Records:
┌──

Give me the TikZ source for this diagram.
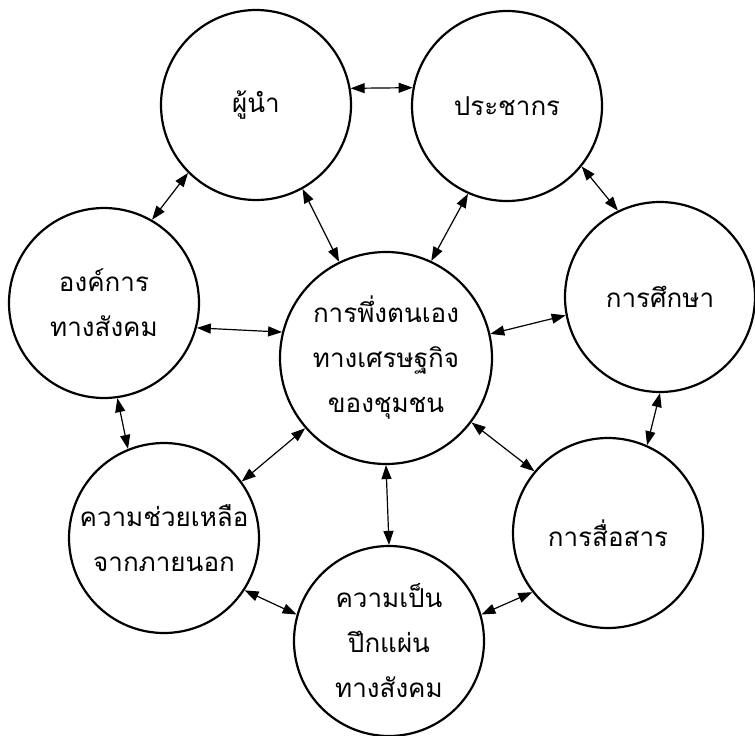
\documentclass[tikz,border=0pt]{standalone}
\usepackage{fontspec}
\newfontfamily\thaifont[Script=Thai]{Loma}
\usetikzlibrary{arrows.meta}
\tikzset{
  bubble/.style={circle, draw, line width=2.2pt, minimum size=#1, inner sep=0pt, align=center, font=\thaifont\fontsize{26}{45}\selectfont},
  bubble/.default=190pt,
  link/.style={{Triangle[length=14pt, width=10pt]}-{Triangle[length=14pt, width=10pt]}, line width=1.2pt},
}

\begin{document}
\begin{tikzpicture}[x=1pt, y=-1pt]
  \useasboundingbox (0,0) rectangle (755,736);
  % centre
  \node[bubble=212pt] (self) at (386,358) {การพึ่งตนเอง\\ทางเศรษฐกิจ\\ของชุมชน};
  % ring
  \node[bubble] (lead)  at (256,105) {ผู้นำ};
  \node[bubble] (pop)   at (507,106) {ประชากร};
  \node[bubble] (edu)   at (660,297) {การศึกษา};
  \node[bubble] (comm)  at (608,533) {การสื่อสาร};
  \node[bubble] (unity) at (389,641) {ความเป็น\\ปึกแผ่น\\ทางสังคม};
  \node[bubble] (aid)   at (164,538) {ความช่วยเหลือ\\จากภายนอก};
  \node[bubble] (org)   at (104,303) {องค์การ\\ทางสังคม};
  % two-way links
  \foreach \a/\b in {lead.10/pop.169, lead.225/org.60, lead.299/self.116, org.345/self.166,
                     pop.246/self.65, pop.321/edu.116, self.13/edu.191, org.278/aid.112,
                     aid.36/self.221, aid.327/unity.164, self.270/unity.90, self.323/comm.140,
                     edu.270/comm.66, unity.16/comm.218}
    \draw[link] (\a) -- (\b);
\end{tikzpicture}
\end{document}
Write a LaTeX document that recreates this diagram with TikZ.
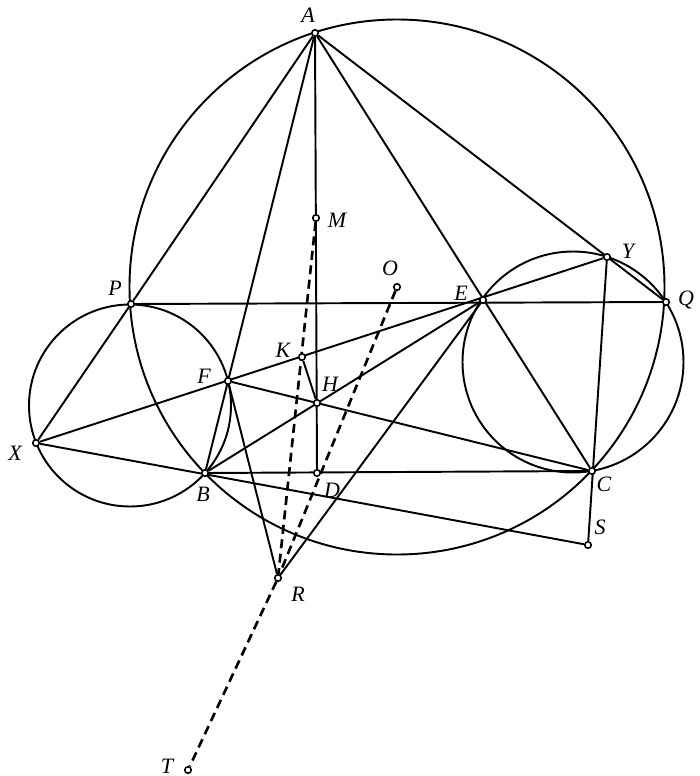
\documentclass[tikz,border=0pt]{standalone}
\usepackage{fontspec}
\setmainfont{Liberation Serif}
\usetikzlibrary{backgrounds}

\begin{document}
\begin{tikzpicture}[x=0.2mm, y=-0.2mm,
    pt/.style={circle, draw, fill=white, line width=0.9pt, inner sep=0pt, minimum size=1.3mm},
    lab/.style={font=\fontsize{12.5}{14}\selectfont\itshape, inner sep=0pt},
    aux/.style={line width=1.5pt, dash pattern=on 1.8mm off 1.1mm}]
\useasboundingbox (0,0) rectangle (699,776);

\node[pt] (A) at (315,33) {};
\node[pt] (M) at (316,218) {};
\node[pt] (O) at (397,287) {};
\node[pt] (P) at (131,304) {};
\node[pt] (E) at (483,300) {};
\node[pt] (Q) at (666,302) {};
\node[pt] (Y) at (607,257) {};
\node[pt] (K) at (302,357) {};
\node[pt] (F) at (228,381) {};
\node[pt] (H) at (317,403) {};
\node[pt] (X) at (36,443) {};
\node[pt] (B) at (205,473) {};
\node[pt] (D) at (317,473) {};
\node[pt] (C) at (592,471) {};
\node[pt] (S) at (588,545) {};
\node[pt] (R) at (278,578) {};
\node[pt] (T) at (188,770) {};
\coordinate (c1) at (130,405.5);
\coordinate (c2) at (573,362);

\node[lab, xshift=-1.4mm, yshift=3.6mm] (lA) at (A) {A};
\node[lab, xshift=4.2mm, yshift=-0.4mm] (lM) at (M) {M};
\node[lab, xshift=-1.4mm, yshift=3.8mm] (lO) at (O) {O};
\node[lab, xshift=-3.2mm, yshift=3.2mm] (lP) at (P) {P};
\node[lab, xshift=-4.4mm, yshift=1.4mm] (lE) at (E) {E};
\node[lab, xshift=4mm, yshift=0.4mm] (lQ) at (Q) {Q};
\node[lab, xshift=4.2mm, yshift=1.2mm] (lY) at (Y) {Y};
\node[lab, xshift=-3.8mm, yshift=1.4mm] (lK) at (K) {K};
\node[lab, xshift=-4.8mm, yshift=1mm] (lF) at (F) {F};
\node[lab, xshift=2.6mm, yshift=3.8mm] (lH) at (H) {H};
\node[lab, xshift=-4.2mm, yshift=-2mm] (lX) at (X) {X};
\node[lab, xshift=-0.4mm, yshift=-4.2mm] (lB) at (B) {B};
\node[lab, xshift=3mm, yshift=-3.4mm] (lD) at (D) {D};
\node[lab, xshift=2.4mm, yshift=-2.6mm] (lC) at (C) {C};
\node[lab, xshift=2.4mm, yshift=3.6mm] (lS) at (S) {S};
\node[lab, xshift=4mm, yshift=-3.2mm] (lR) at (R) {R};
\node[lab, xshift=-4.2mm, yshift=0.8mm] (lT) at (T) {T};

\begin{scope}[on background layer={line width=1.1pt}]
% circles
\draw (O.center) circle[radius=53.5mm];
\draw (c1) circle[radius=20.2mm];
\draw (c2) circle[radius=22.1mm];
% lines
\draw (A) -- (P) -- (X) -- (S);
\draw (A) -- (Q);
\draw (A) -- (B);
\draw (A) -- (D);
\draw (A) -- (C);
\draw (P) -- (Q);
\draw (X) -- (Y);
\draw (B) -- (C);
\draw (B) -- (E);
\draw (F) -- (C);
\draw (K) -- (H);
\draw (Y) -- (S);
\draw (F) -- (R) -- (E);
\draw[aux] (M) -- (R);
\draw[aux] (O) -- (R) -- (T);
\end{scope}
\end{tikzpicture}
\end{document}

└──

SHORT PROBLEM
Transcribe every entry above exactly. Omit all pictures.

RESULT OF THE TASK
Give me the TikZ source for this diagram.
\documentclass[tikz,border=0pt]{standalone}
\usepackage{fontspec}
\newfontfamily\thaifont[Script=Thai]{Loma}
\usetikzlibrary{arrows.meta}
\tikzset{
  bubble/.style={circle, draw, line width=2.2pt, minimum size=#1, inner sep=0pt, align=center, font=\thaifont\fontsize{26}{45}\selectfont},
  bubble/.default=190pt,
  link/.style={{Triangle[length=14pt, width=10pt]}-{Triangle[length=14pt, width=10pt]}, line width=1.2pt},
}

\begin{document}
\begin{tikzpicture}[x=1pt, y=-1pt]
  \useasboundingbox (0,0) rectangle (755,736);
  % centre
  \node[bubble=212pt] (self) at (386,358) {การพึ่งตนเอง\\ทางเศรษฐกิจ\\ของชุมชน};
  % ring
  \node[bubble] (lead)  at (256,105) {ผู้นำ};
  \node[bubble] (pop)   at (507,106) {ประชากร};
  \node[bubble] (edu)   at (660,297) {การศึกษา};
  \node[bubble] (comm)  at (608,533) {การสื่อสาร};
  \node[bubble] (unity) at (389,641) {ความเป็น\\ปึกแผ่น\\ทางสังคม};
  \node[bubble] (aid)   at (164,538) {ความช่วยเหลือ\\จากภายนอก};
  \node[bubble] (org)   at (104,303) {องค์การ\\ทางสังคม};
  % two-way links
  \foreach \a/\b in {lead.10/pop.169, lead.225/org.60, lead.299/self.116, org.345/self.166,
                     pop.246/self.65, pop.321/edu.116, self.13/edu.191, org.278/aid.112,
                     aid.36/self.221, aid.327/unity.164, self.270/unity.90, self.323/comm.140,
                     edu.270/comm.66, unity.16/comm.218}
    \draw[link] (\a) -- (\b);
\end{tikzpicture}
\end{document}
Write a LaTeX document that recreates this diagram with TikZ.
\documentclass[tikz,border=0pt]{standalone}
\usepackage{fontspec}
\setmainfont{Liberation Serif}
\usetikzlibrary{backgrounds}

\begin{document}
\begin{tikzpicture}[x=0.2mm, y=-0.2mm,
    pt/.style={circle, draw, fill=white, line width=0.9pt, inner sep=0pt, minimum size=1.3mm},
    lab/.style={font=\fontsize{12.5}{14}\selectfont\itshape, inner sep=0pt},
    aux/.style={line width=1.5pt, dash pattern=on 1.8mm off 1.1mm}]
\useasboundingbox (0,0) rectangle (699,776);

\node[pt] (A) at (315,33) {};
\node[pt] (M) at (316,218) {};
\node[pt] (O) at (397,287) {};
\node[pt] (P) at (131,304) {};
\node[pt] (E) at (483,300) {};
\node[pt] (Q) at (666,302) {};
\node[pt] (Y) at (607,257) {};
\node[pt] (K) at (302,357) {};
\node[pt] (F) at (228,381) {};
\node[pt] (H) at (317,403) {};
\node[pt] (X) at (36,443) {};
\node[pt] (B) at (205,473) {};
\node[pt] (D) at (317,473) {};
\node[pt] (C) at (592,471) {};
\node[pt] (S) at (588,545) {};
\node[pt] (R) at (278,578) {};
\node[pt] (T) at (188,770) {};
\coordinate (c1) at (130,405.5);
\coordinate (c2) at (573,362);

\node[lab, xshift=-1.4mm, yshift=3.6mm] (lA) at (A) {A};
\node[lab, xshift=4.2mm, yshift=-0.4mm] (lM) at (M) {M};
\node[lab, xshift=-1.4mm, yshift=3.8mm] (lO) at (O) {O};
\node[lab, xshift=-3.2mm, yshift=3.2mm] (lP) at (P) {P};
\node[lab, xshift=-4.4mm, yshift=1.4mm] (lE) at (E) {E};
\node[lab, xshift=4mm, yshift=0.4mm] (lQ) at (Q) {Q};
\node[lab, xshift=4.2mm, yshift=1.2mm] (lY) at (Y) {Y};
\node[lab, xshift=-3.8mm, yshift=1.4mm] (lK) at (K) {K};
\node[lab, xshift=-4.8mm, yshift=1mm] (lF) at (F) {F};
\node[lab, xshift=2.6mm, yshift=3.8mm] (lH) at (H) {H};
\node[lab, xshift=-4.2mm, yshift=-2mm] (lX) at (X) {X};
\node[lab, xshift=-0.4mm, yshift=-4.2mm] (lB) at (B) {B};
\node[lab, xshift=3mm, yshift=-3.4mm] (lD) at (D) {D};
\node[lab, xshift=2.4mm, yshift=-2.6mm] (lC) at (C) {C};
\node[lab, xshift=2.4mm, yshift=3.6mm] (lS) at (S) {S};
\node[lab, xshift=4mm, yshift=-3.2mm] (lR) at (R) {R};
\node[lab, xshift=-4.2mm, yshift=0.8mm] (lT) at (T) {T};

\begin{scope}[on background layer={line width=1.1pt}]
% circles
\draw (O.center) circle[radius=53.5mm];
\draw (c1) circle[radius=20.2mm];
\draw (c2) circle[radius=22.1mm];
% lines
\draw (A) -- (P) -- (X) -- (S);
\draw (A) -- (Q);
\draw (A) -- (B);
\draw (A) -- (D);
\draw (A) -- (C);
\draw (P) -- (Q);
\draw (X) -- (Y);
\draw (B) -- (C);
\draw (B) -- (E);
\draw (F) -- (C);
\draw (K) -- (H);
\draw (Y) -- (S);
\draw (F) -- (R) -- (E);
\draw[aux] (M) -- (R);
\draw[aux] (O) -- (R) -- (T);
\end{scope}
\end{tikzpicture}
\end{document}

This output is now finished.